Nine Years Later.

Since 2006, I haven’t really associated margaritas or ponchos with May 5th. Today marks the 9th anniversary of the helicopter crash that set the tone for my husband’s first deployment to Afghanistan. For the past 10 minutes, I’ve typed and backspaced over multiple words because none of them seemed quite worthy of the sentiment I wish to convey. So instead, I’ll insert a verse of In Flanders Fields

In Flanders fields the poppies blow
Between the crosses, row on row,
That mark our place; and in the sky
The larks, still bravely singing, fly
Scarce heard amid the guns below.

I’ve written about that particular deployment throughout the years – it seems so long ago – we were so young and truth be told, a little wet behind the ears. We were newlyweds and felt invincible – Clay was 23 and I was 22 when he left for war. When he came home 16 months later, we were 25 and 24 and we were different. Our already close bond strengthened even more during that deployment and allowed us to become the (affectionate, fun-loving, confident, and faithful) couple we are today. Although there have been subsequent deployments, countless moves, multiple TDYs, and other military-related events that have given us invaluable life lessons along the way, those 16-months during the first years of our marriage proved to be the most fruitful. And the most gut-wrenchingly sad.

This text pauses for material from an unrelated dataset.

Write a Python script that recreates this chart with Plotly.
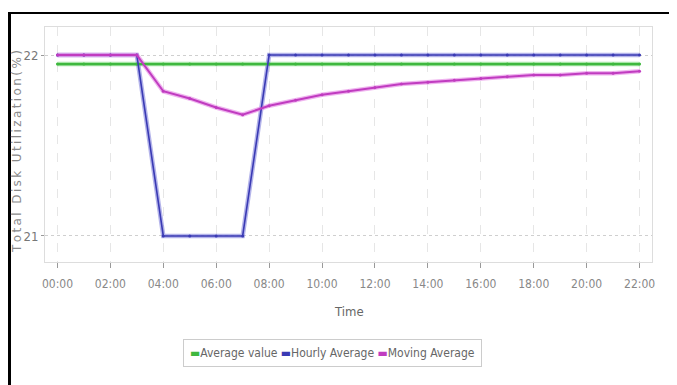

The brave men of 3rd Squadron, 71st Cavalry Regiment who lost their lives during that treacherous 16-month deployment – Lt. Col. Joseph Fenty, Spc. Justin O’Donohoe, Spc. David Timmons, Pfc. Brian Moquin, SFC Jared Monti (Medal of Honor recipient), Staff Sgt. Patrick Lybert, Spc. Brian Bradbury, and 1Lt. Ben Keating are remembered. Today. And everyday.